In the 1800s the young country was full of strife, driven by hatred, prejudices, confirmation biases, and fear.
An article posted by the New Yorker, says a city block was burned to the ground by a fight between Whigs and Democrats in Philadelphia. In Louisiana, 5000 men fought in the streets of New Orleans over political differences.
One of the ways those with political goals create controversy is by using misinformation to rally the masses, sometimes to violence. However, the violence is not always on the presidential stage.
The State of Utah was indirectly created by these politically motivated violent incidents.
The Missouri Mormon War happened because people thought the LDS settlers posed a political and economic threat. According to the Missouri Digital Heritage website: “Mormonism” commanded Missouri politics.
In fact, a fight broke out on Election day between the LDS and other citizens of Missouri. According to an account from the BYU Scholars archive, a candidate named William Penniston gave a fiery speech to stop people from voting, “the Mormons ought not to be suffered to vote,” and that is the polite part of it.
Ken Ivory, former State Legislator and Adjunct professor at UVU says, “there was an influx of people who were different, this created deep political anxiety. If there aren’t well-recognized and accepted constitutional avenues for addressing the anxiety it manifests in unconstitutional and even dangerous directions.”
And that is what happened in Missouri.
In 1838 a group of citizens concerned with a community’s new political power, presented a manifesto to the Governor of Missouri, inside were these words:
“if they had been respectable citizens in society and thus deluded they would have been entitled to our pity rather than to our contempt and hatred; but from their appearance, from their manners, and from their conduct since their coming among us, we have every reason to fear that, with but very few exceptions, they were of the very dregs of that society from which they came, lazy, idle, and vicious.”
It lead to Executive order 44, the extermination order agains all “Mormons”
As members of the Church of Jesus Christ of Latter-day Saints were being driven out of Missouri, they took the problem to the United States president.

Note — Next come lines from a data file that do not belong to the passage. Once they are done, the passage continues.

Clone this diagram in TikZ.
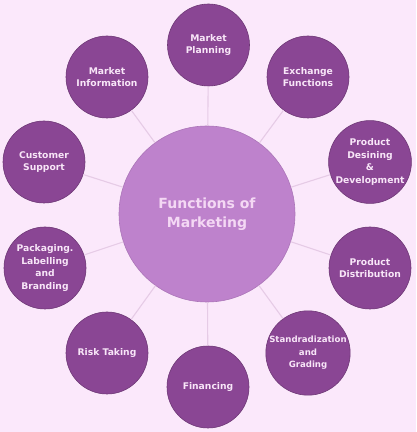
\documentclass[tikz,border=0pt]{standalone}
\usepackage{fontspec}
\setmainfont{DejaVu Sans}
\definecolor{bgc}{HTML}{FBE8FB}
\definecolor{outerc}{HTML}{8A4694}
\definecolor{centerc}{HTML}{BE82CC}
\definecolor{linec}{HTML}{E6CBE6}
\definecolor{txtc}{HTML}{F8E6F8}
\definecolor{ctxtc}{HTML}{F4D8F4}
\begin{document}
\begin{tikzpicture}[x=1pt,y=1pt,
  outer/.style={circle,fill=outerc,draw=outerc!80!black,line width=0.6pt,minimum size=82pt,inner sep=0pt,
    text=txtc,font=\bfseries\fontsize{9.2}{12.5}\selectfont,align=center},
  hub/.style={circle,fill=centerc,draw=centerc!90!black,line width=0.6pt,minimum size=176pt,inner sep=0pt,
    text=ctxtc,font=\bfseries\fontsize{14}{19}\selectfont,align=center},
  conn/.style={draw=linec,line width=1.1pt}]
\fill[bgc] (0,0) rectangle (416,432);
\useasboundingbox (0,0) rectangle (416,432);
\node[hub] (c) at (207,218) {Functions of\\Marketing};
\node[outer] (mp) at (208.5,387) {Market\\Planning};
\node[outer] (mi) at (107,355) {Market\\Information};
\node[outer] (ef) at (308,355) {Exchange\\Functions};
\node[outer] (cs) at (44,270) {Customer\\Support};
\node[outer] (pd) at (370,270) {Product\\Desining\\\&\\Development};
\node[outer] (plb) at (45,164) {Packaging.\\Labelling\\and\\Branding};
\node[outer] (pdi) at (370,164) {Product\\Distribution};
\node[outer] (rt) at (107,79) {Risk Taking};
\node[outer,font=\bfseries\fontsize{8.6}{12.5}\selectfont] (sg) at (308,79) {Standradization\\and\\Grading};
\node[outer] (fin) at (208,45) {Financing};
\foreach \n in {mp,mi,ef,cs,pd,plb,pdi,rt,sg,fin}{
  \path[conn] (c) -- (\n);
}
\end{tikzpicture}
\end{document}
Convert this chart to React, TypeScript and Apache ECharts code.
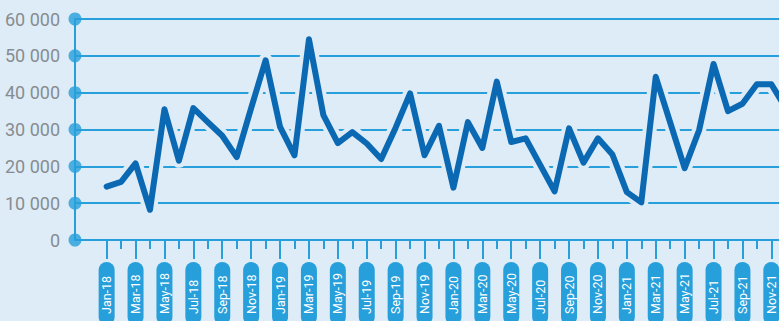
import React, { useEffect, useRef } from 'react';
import * as echarts from 'echarts';

// Monthly categories, Jan-18 to Dec-21
const months: string[] = [
  'Jan-18', 'Feb-18', 'Mar-18', 'Apr-18', 'May-18', 'Jun-18', 'Jul-18', 'Aug-18', 'Sep-18', 'Oct-18', 'Nov-18', 'Dec-18',
  'Jan-19', 'Feb-19', 'Mar-19', 'Apr-19', 'May-19', 'Jun-19', 'Jul-19', 'Aug-19', 'Sep-19', 'Oct-19', 'Nov-19', 'Dec-19',
  'Jan-20', 'Feb-20', 'Mar-20', 'Apr-20', 'May-20', 'Jun-20', 'Jul-20', 'Aug-20', 'Sep-20', 'Oct-20', 'Nov-20', 'Dec-20',
  'Jan-21', 'Feb-21', 'Mar-21', 'Apr-21', 'May-21', 'Jun-21', 'Jul-21', 'Aug-21', 'Sep-21', 'Oct-21', 'Nov-21', 'Dec-21',
];

const values: number[] = [
  14500, 15800, 20800, 8200, 35500, 21500, 35800, 32000, 28300, 22500, 35800, 48800,
  30700, 23000, 54500, 33900, 26300, 29300, 26200, 22000, 30500, 39800, 23000, 31000,
  14200, 32000, 25000, 43000, 26600, 27600, 20400, 13200, 30300, 21000, 27600, 23200,
  13000, 10200, 44300, 31900, 19500, 29800, 47800, 35000, 37000, 42300, 42300, 35800,
];

const yTicks: number[] = [0, 10000, 20000, 30000, 40000, 50000, 60000];

const BG = '#ddecf7';
const AXIS = '#279fdb';
const LINE = '#0b69b3';
const FONT = 'Roboto, "Liberation Sans", sans-serif';

const X_MIN = -2.19;
const X_MAX = 46.53;

const labelIdx = months.map((_, i) => i).filter((i) => i % 2 === 0 && i <= 46);
const minorIdx = months.map((_, i) => i).filter((i) => i % 2 === 1);

export default function App() {
  const ref = useRef<HTMLDivElement>(null);

  useEffect(() => {
    document.body.style.margin = '0';
    if (!ref.current) return;
    const chart = echarts.init(ref.current, undefined, { renderer: 'svg' });
    const points = values.map((v, i) => [i, v]);

    chart.setOption({
      animation: false,
      backgroundColor: BG,
      grid: { left: 75, right: 0, top: 19, bottom: 81, containLabel: false, outerBoundsMode: 'none' },
      xAxis: [
        {
          type: 'value',
          position: 'bottom',
          min: X_MIN,
          max: X_MAX,
          axisLine: { show: true, onZero: false, lineStyle: { color: AXIS, width: 2 } },
          axisTick: { show: true, customValues: minorIdx, length: 9, lineStyle: { color: AXIS, width: 2 } },
          axisLabel: { show: false },
          splitLine: { show: false },
        },
        {
          type: 'value',
          position: 'bottom',
          min: X_MIN,
          max: X_MAX,
          axisLine: { show: false, onZero: false },
          axisTick: { show: true, customValues: labelIdx, length: 19, lineStyle: { color: AXIS, width: 2 } },
          axisLabel: {
            show: true,
            customValues: labelIdx,
            rotate: 90,
            margin: 22,
            formatter: (v: number) => `{t|${months[Math.round(v)]}}`,
            backgroundColor: AXIS,
            borderRadius: 8,
            padding: [0, 4, 0, 11],
            rich: {
              t: {
                width: 48,
                align: 'left',
                color: '#ffffff',
                fontSize: 12.5,
                lineHeight: 16,
                fontFamily: FONT,
              },
            },
          },
          splitLine: { show: false },
        },
      ],
      yAxis: {
        type: 'value',
        min: 0,
        max: 60000,
        interval: 10000,
        axisLine: { show: true, onZero: false, lineStyle: { color: AXIS, width: 2 } },
        axisTick: { show: false },
        axisLabel: {
          color: '#878c91',
          fontSize: 18,
          fontFamily: FONT,
          margin: 15,
          formatter: (v: number) => (v === 0 ? '0' : `${v / 1000} 000`),
        },
        splitLine: { show: true, lineStyle: { color: AXIS, width: 2 } },
      },
      series: [
        {
          type: 'scatter',
          xAxisIndex: 0,
          data: yTicks.map((t) => [X_MIN, t]),
          symbol: 'circle',
          symbolSize: 13,
          itemStyle: { color: AXIS },
          clip: false,
          silent: true,
          z: 5,
        },
        {
          type: 'line',
          xAxisIndex: 0,
          data: points,
          showSymbol: false,
          lineStyle: { color: BG, width: 14, cap: 'round', join: 'round' },
          z: 3,
        },
        {
          type: 'line',
          xAxisIndex: 0,
          data: points,
          showSymbol: false,
          lineStyle: { color: LINE, width: 6, cap: 'round', join: 'round' },
          z: 4,
        },
      ],
    });

    return () => chart.dispose();
  }, []);

  return (
    <div
      ref={ref}
      style={{ position: 'absolute', left: 0, top: 0, width: 779, height: 321 }}
    />
  );
}
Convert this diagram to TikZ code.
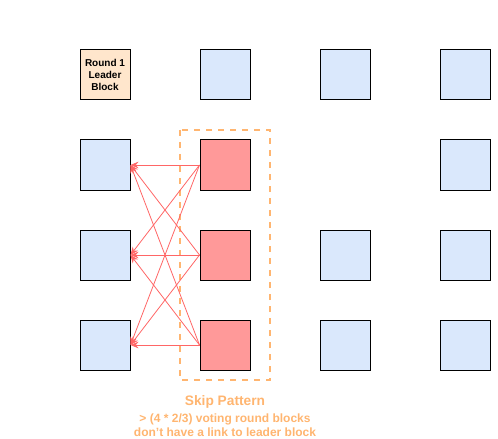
\documentclass[tikz,border=0pt]{standalone}
\usepackage{fontspec}
\setmainfont{Liberation Sans}
\usepackage{tikz}
\usetikzlibrary{arrows.meta}

\definecolor{leaderfill}{RGB}{255,230,204}
\definecolor{blockfill}{RGB}{218,232,252}
\definecolor{skipfill}{RGB}{255,153,153}
\definecolor{linkred}{RGB}{255,102,102}
\definecolor{skiporange}{RGB}{255,181,112}

\tikzset{
  block/.style={draw=black, line width=0.75pt, fill=blockfill, minimum width=37.5pt, minimum height=37.5pt, inner sep=0pt},
  leader/.style={block, fill=leaderfill, font=\bfseries\fontsize{7.5}{9}\selectfont, align=center},
  skipblock/.style={block, fill=skipfill},
  link/.style={draw=linkred, line width=0.6pt, -{Stealth[length=6pt, width=5pt, inset=2pt]}},
}

\begin{document}
\begin{tikzpicture}[x=0.75pt,y=0.75pt,yscale=-1,xscale=1]
        \useasboundingbox (0,0) rectangle (498,438);

        %Dashed Box [skip pattern]
        \draw [draw=skiporange, line width=1.2pt, dash pattern=on 4.5pt off 4.5pt] (180,130) rectangle (270,380);

        %Row 1
        \node [leader] (lead) at (105,75) {Round 1\\Leader\\Block};
        \node [block] (b12) at (225,75) {};
        \node [block] (b13) at (345,75) {};
        \node [block] (b14) at (465,75) {};
        %Row 2
        \node [block] (b21) at (105,165) {};
        \node [skipblock] (s22) at (225,165) {};
        \node [block] (b24) at (465,165) {};
        %Row 3
        \node [block] (b31) at (105,255) {};
        \node [skipblock] (s32) at (225,255) {};
        \node [block] (b33) at (345,255) {};
        \node [block] (b34) at (465,255) {};
        %Row 4
        \node [block] (b41) at (105,345) {};
        \node [skipblock] (s42) at (225,345) {};
        \node [block] (b43) at (345,345) {};
        \node [block] (b44) at (465,345) {};

        %Links from skipped blocks back to first column
        \foreach \s in {s22,s32,s42} {
          \foreach \b in {b21,b31,b41} {
            \draw [link] (\s.west) -- (\b.east);
          }
        }

        % Text Node
        \node [text=skiporange, font=\bfseries\fontsize{10.3}{12}\selectfont] (skiptitle) at (225,402) {Skip Pattern};
        % Text Node
        \node [text=skiporange, font=\bfseries\fontsize{9}{10.5}\selectfont, align=center] (skipnote) at (225,425) {> (4 * 2/3) voting round blocks\\don\char"0027 t have a link to leader block};
\end{tikzpicture}
\end{document}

Martin Van Buren, another single-term President. After they presented their case, he told them, “your cause is just, but I can do nothing for you. If I take up for you, I shall lose the vote of Missouri.”
At the time, Martin Van Buren had just had a county named after him in Missouri honoring him for starting the Democratic party.
The LDS were driven from Missouri, many surrendering to authorities; they landed in Illinois, where the cycle repeated. The Church members began their exodus, eventually, this led the people to Utah.
Even though it was never acted upon the extermination order stayed in effect until 1976.
The process then is very similar to what has happened now. Someone politically takes issue with something or someone, a campaign to convince people their viewpoint is right begins, and claims are made on both sides.
Gedicks explains, “We have always succeeded in peacefully transferring power without very much drama. The best recent example of that is the election of 2000. Bush won it by 500 votes, we had recounted, and re-recounted and lawsuits, and the Supreme Court finally intervened and stopped the statewide recounts. Al Gore conceded, and then was forced to preside over the indignity of his defeat as the sitting Vice-President.”
Ken Ivory adds, “We have a structure they didn’t have, that gives form and avenues for relief to political anxiety that the founders of our country did not have. It’s important to realize they sacrificed to give us these forms and structures.
Professor Gedicks adds, “The symbols of the peaceful transfer of power are important, so the appearance of George H.W. Bush, who lost the 1992 election to Bill Clinton, it was important, for him symbolically to appear on the dais for the inauguration of Clinton, without saying anything it conveys the message “This person won, and he’s the legitimate President of the United States and here I am bearing witness to the transfer of power.”
It is not mandatory for any President to be at the inauguration of another. Throughout the history of our country, it has simply been a symbolic courtesy representing the Democracy of the United States.